### CHALLENGE
Restate the whole listing word for word. Pictures are left out.

* Begin DATASET ENTRIES *

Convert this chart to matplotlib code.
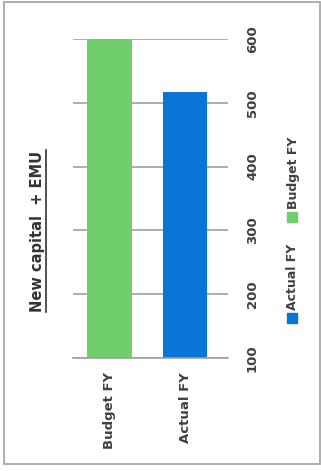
import numpy as np
import matplotlib
matplotlib.use("Agg")
import matplotlib.pyplot as plt
from matplotlib.patches import Rectangle
from matplotlib.lines import Line2D

plt.rcParams["font.family"] = "DejaVu Sans"

# Chart data
categories = ["Budget FY", "Actual FY"]
values = [600, 517]
bar_colors = ["#6fcf6a", "#0a75d6"]
ticks = [100, 200, 300, 400, 500, 600]
title = "New capital  + EMU"

W, H = 321, 471
fig = plt.figure(figsize=(W / 100, H / 100), dpi=100)
fig.patch.set_facecolor("white")

# Page border
fig.add_artist(Rectangle((4 / W, 1 - 464 / H), 316 / W, 462 / H,
                         transform=fig.transFigure, fill=False,
                         edgecolor="#a8a8a8", lw=1.3))

# Bars drawn upright with the value axis on the right; all text turned 90 degrees
ax = fig.add_axes([73 / W, 1 - 358 / H, 155 / W, 319 / H])
x = np.arange(len(categories))
ax.bar(x, values, width=0.58, color=bar_colors, zorder=2)
ax.set_xlim(-0.48, 1.56)
ax.set_ylim(100, 600)
ax.set_yticks(ticks)
ax.yaxis.tick_right()
ax.set_yticklabels([str(t) for t in ticks], rotation=90, va="center",
                   fontsize=9.5, fontweight="bold", color="#404040")
ax.tick_params(axis="y", length=0, pad=13)
ax.set_xticks(x)
ax.set_xticklabels(categories, rotation=90, va="top", ha="center",
                   fontsize=9.5, fontweight="bold", color="#404040")
ax.tick_params(axis="x", length=0, pad=10)
ax.grid(axis="y", color="#a0a0a0", lw=1.2, zorder=1)
for side in ["top", "left", "right"]:
    ax.spines[side].set_visible(False)
ax.spines["bottom"].set_color("#a0a0a0")
ax.spines["bottom"].set_linewidth(1.2)

# Title, rotated and underlined
t = fig.text(38 / W, 1 - 231 / H, title, rotation=90, ha="center", va="center",
             fontsize=10.5, fontweight="bold", color="#333333")
fig.canvas.draw()
bb = t.get_window_extent().transformed(fig.transFigure.inverted())
fig.add_artist(Line2D([bb.x1 + 0.002, bb.x1 + 0.002], [bb.y0, bb.y1],
                      transform=fig.transFigure, color="#333333", lw=1.2))

# Legend entries, rotated
legend = [("Actual FY", bar_colors[1], 323), ("Budget FY", bar_colors[0], 222)]
for label, color, ybot in legend:
    fig.add_artist(Rectangle((287 / W, 1 - ybot / H), 10 / W, 10 / H,
                             transform=fig.transFigure, color=color))
    fig.text(293 / W, 1 - (ybot - 13) / H, label, rotation=90, ha="center",
             va="bottom", fontsize=9, fontweight="bold", color="#404040")

fig.savefig("out.png", dpi=100, facecolor="white")
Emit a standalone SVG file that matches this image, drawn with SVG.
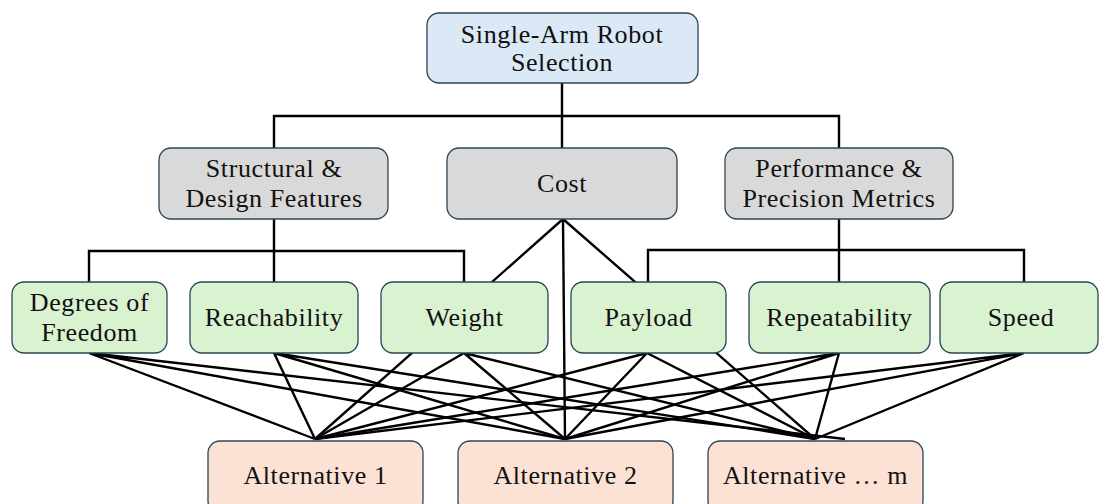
<svg xmlns="http://www.w3.org/2000/svg" width="1100" height="504" viewBox="0 0 1100 504">
<style>
.box{stroke:#2b4557;stroke-width:1.3}
.goal{fill:#dbe8f5}
.dim{fill:#d9d9d9}
.crit{fill:#d9f2d0}
.alt{fill:#fbe2d5}
text{font-family:"Liberation Serif","Times New Roman",serif;font-size:26px;fill:#111;text-anchor:middle;letter-spacing:0.6px}
.con{fill:none;stroke:#000;stroke-width:2.4}
</style>
<rect width="1100" height="504" fill="#fff"/>
<g id="connectors" class="con">
<path d="M562,83 V148"/>
<path d="M274,148 V116 H839 V148"/>
<path d="M274,219 V282 M89,282 V251 H464 V282"/>
<path d="M839,219 V282 M648,282 V250 H1024 V282"/>
<path d="M563,219 L315,439 M563,219 L565,439 M563,219 L815,439"/>
<path d="M89,353 L315,439 M89,353 L565,439 M89,353 L845,439"/>
<path d="M274,353 L315,439 M274,353 L565,439 M274,353 L815,439"/>
<path d="M464,353 L315,439 M464,353 L565,439 M464,353 L815,439"/>
<path d="M647,353 L315,439 M647,353 L565,439 M647,353 L815,439"/>
<path d="M839,353 L315,439 M839,353 L565,439 M839,353 L815,439"/>
<path d="M1024,353 L315,439 M1024,353 L565,439 M1024,353 L815,439"/>
</g>
<g id="goal"><rect class="box goal" x="427" y="13" width="271" height="70" rx="12"/><text x="562" y="43">Single-Arm Robot</text><text x="562" y="71">Selection</text></g>
<g id="structural"><rect class="box dim" x="159" y="148" width="229" height="71" rx="12"/><text x="274" y="177">Structural &amp;</text><text x="274" y="207">Design Features</text></g>
<g id="cost"><rect class="box dim" x="447" y="148" width="230" height="71" rx="12"/><text x="562" y="192">Cost</text></g>
<g id="performance"><rect class="box dim" x="725" y="148" width="228" height="71" rx="12"/><text x="839" y="177">Performance &amp;</text><text x="839" y="207">Precision Metrics</text></g>
<g id="dof"><rect class="box crit" x="12" y="282" width="155" height="71" rx="12"/><text x="89.5" y="311">Degrees of</text><text x="89.5" y="341">Freedom</text></g>
<g id="reach"><rect class="box crit" x="190" y="282" width="168" height="71" rx="12"/><text x="274" y="326">Reachability</text></g>
<g id="weight"><rect class="box crit" x="381" y="282" width="167" height="71" rx="12"/><text x="464.5" y="326">Weight</text></g>
<g id="payload"><rect class="box crit" x="571" y="282" width="155" height="71" rx="12"/><text x="648.5" y="326">Payload</text></g>
<g id="repeat"><rect class="box crit" x="749" y="282" width="181" height="71" rx="12"/><text x="839.5" y="326">Repeatability</text></g>
<g id="speed"><rect class="box crit" x="940" y="282" width="158" height="71" rx="12"/><text x="1021" y="326">Speed</text></g>
<g id="alt1"><rect class="box alt" x="208" y="441" width="215" height="72" rx="12"/><text x="315.5" y="484">Alternative 1</text></g>
<g id="alt2"><rect class="box alt" x="458" y="441" width="215" height="72" rx="12"/><text x="565.5" y="484">Alternative 2</text></g>
<g id="altm"><rect class="box alt" x="708" y="441" width="215" height="72" rx="12"/><text x="815.5" y="484">Alternative … m</text></g>
</svg>
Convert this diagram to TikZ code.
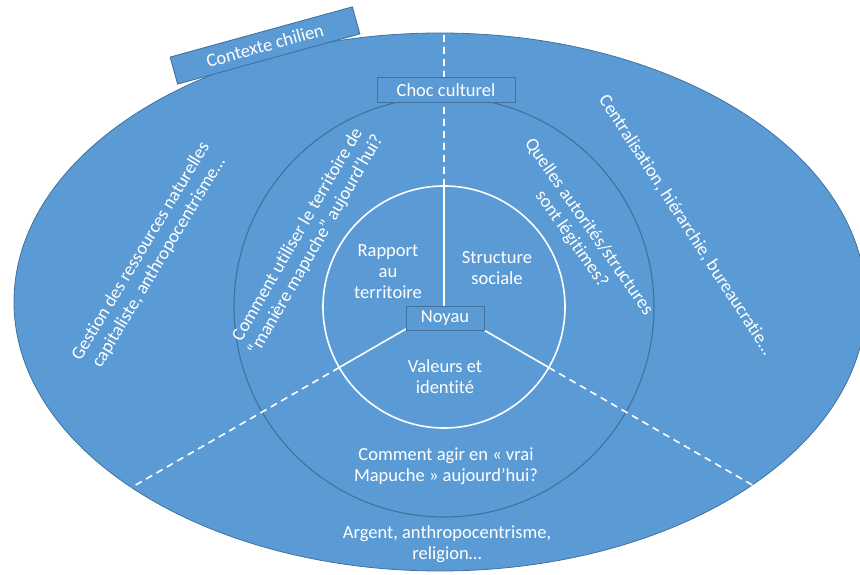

* End DATASET ENTRIES *

### FULL RESPONSE
Convert this chart to matplotlib code.
import numpy as np
import matplotlib
matplotlib.use("Agg")
import matplotlib.pyplot as plt
from matplotlib.patches import Rectangle
from matplotlib.lines import Line2D

plt.rcParams["font.family"] = "DejaVu Sans"

# Chart data
categories = ["Budget FY", "Actual FY"]
values = [600, 517]
bar_colors = ["#6fcf6a", "#0a75d6"]
ticks = [100, 200, 300, 400, 500, 600]
title = "New capital  + EMU"

W, H = 321, 471
fig = plt.figure(figsize=(W / 100, H / 100), dpi=100)
fig.patch.set_facecolor("white")

# Page border
fig.add_artist(Rectangle((4 / W, 1 - 464 / H), 316 / W, 462 / H,
                         transform=fig.transFigure, fill=False,
                         edgecolor="#a8a8a8", lw=1.3))

# Bars drawn upright with the value axis on the right; all text turned 90 degrees
ax = fig.add_axes([73 / W, 1 - 358 / H, 155 / W, 319 / H])
x = np.arange(len(categories))
ax.bar(x, values, width=0.58, color=bar_colors, zorder=2)
ax.set_xlim(-0.48, 1.56)
ax.set_ylim(100, 600)
ax.set_yticks(ticks)
ax.yaxis.tick_right()
ax.set_yticklabels([str(t) for t in ticks], rotation=90, va="center",
                   fontsize=9.5, fontweight="bold", color="#404040")
ax.tick_params(axis="y", length=0, pad=13)
ax.set_xticks(x)
ax.set_xticklabels(categories, rotation=90, va="top", ha="center",
                   fontsize=9.5, fontweight="bold", color="#404040")
ax.tick_params(axis="x", length=0, pad=10)
ax.grid(axis="y", color="#a0a0a0", lw=1.2, zorder=1)
for side in ["top", "left", "right"]:
    ax.spines[side].set_visible(False)
ax.spines["bottom"].set_color("#a0a0a0")
ax.spines["bottom"].set_linewidth(1.2)

# Title, rotated and underlined
t = fig.text(38 / W, 1 - 231 / H, title, rotation=90, ha="center", va="center",
             fontsize=10.5, fontweight="bold", color="#333333")
fig.canvas.draw()
bb = t.get_window_extent().transformed(fig.transFigure.inverted())
fig.add_artist(Line2D([bb.x1 + 0.002, bb.x1 + 0.002], [bb.y0, bb.y1],
                      transform=fig.transFigure, color="#333333", lw=1.2))

# Legend entries, rotated
legend = [("Actual FY", bar_colors[1], 323), ("Budget FY", bar_colors[0], 222)]
for label, color, ybot in legend:
    fig.add_artist(Rectangle((287 / W, 1 - ybot / H), 10 / W, 10 / H,
                             transform=fig.transFigure, color=color))
    fig.text(293 / W, 1 - (ybot - 13) / H, label, rotation=90, ha="center",
             va="bottom", fontsize=9, fontweight="bold", color="#404040")

fig.savefig("out.png", dpi=100, facecolor="white")
Emit a standalone SVG file that matches this image, drawn with SVG.
<svg xmlns="http://www.w3.org/2000/svg" width="1100" height="504" viewBox="0 0 1100 504">
<style>
.box{stroke:#2b4557;stroke-width:1.3}
.goal{fill:#dbe8f5}
.dim{fill:#d9d9d9}
.crit{fill:#d9f2d0}
.alt{fill:#fbe2d5}
text{font-family:"Liberation Serif","Times New Roman",serif;font-size:26px;fill:#111;text-anchor:middle;letter-spacing:0.6px}
.con{fill:none;stroke:#000;stroke-width:2.4}
</style>
<rect width="1100" height="504" fill="#fff"/>
<g id="connectors" class="con">
<path d="M562,83 V148"/>
<path d="M274,148 V116 H839 V148"/>
<path d="M274,219 V282 M89,282 V251 H464 V282"/>
<path d="M839,219 V282 M648,282 V250 H1024 V282"/>
<path d="M563,219 L315,439 M563,219 L565,439 M563,219 L815,439"/>
<path d="M89,353 L315,439 M89,353 L565,439 M89,353 L845,439"/>
<path d="M274,353 L315,439 M274,353 L565,439 M274,353 L815,439"/>
<path d="M464,353 L315,439 M464,353 L565,439 M464,353 L815,439"/>
<path d="M647,353 L315,439 M647,353 L565,439 M647,353 L815,439"/>
<path d="M839,353 L315,439 M839,353 L565,439 M839,353 L815,439"/>
<path d="M1024,353 L315,439 M1024,353 L565,439 M1024,353 L815,439"/>
</g>
<g id="goal"><rect class="box goal" x="427" y="13" width="271" height="70" rx="12"/><text x="562" y="43">Single-Arm Robot</text><text x="562" y="71">Selection</text></g>
<g id="structural"><rect class="box dim" x="159" y="148" width="229" height="71" rx="12"/><text x="274" y="177">Structural &amp;</text><text x="274" y="207">Design Features</text></g>
<g id="cost"><rect class="box dim" x="447" y="148" width="230" height="71" rx="12"/><text x="562" y="192">Cost</text></g>
<g id="performance"><rect class="box dim" x="725" y="148" width="228" height="71" rx="12"/><text x="839" y="177">Performance &amp;</text><text x="839" y="207">Precision Metrics</text></g>
<g id="dof"><rect class="box crit" x="12" y="282" width="155" height="71" rx="12"/><text x="89.5" y="311">Degrees of</text><text x="89.5" y="341">Freedom</text></g>
<g id="reach"><rect class="box crit" x="190" y="282" width="168" height="71" rx="12"/><text x="274" y="326">Reachability</text></g>
<g id="weight"><rect class="box crit" x="381" y="282" width="167" height="71" rx="12"/><text x="464.5" y="326">Weight</text></g>
<g id="payload"><rect class="box crit" x="571" y="282" width="155" height="71" rx="12"/><text x="648.5" y="326">Payload</text></g>
<g id="repeat"><rect class="box crit" x="749" y="282" width="181" height="71" rx="12"/><text x="839.5" y="326">Repeatability</text></g>
<g id="speed"><rect class="box crit" x="940" y="282" width="158" height="71" rx="12"/><text x="1021" y="326">Speed</text></g>
<g id="alt1"><rect class="box alt" x="208" y="441" width="215" height="72" rx="12"/><text x="315.5" y="484">Alternative 1</text></g>
<g id="alt2"><rect class="box alt" x="458" y="441" width="215" height="72" rx="12"/><text x="565.5" y="484">Alternative 2</text></g>
<g id="altm"><rect class="box alt" x="708" y="441" width="215" height="72" rx="12"/><text x="815.5" y="484">Alternative … m</text></g>
</svg>
Convert this diagram to TikZ code.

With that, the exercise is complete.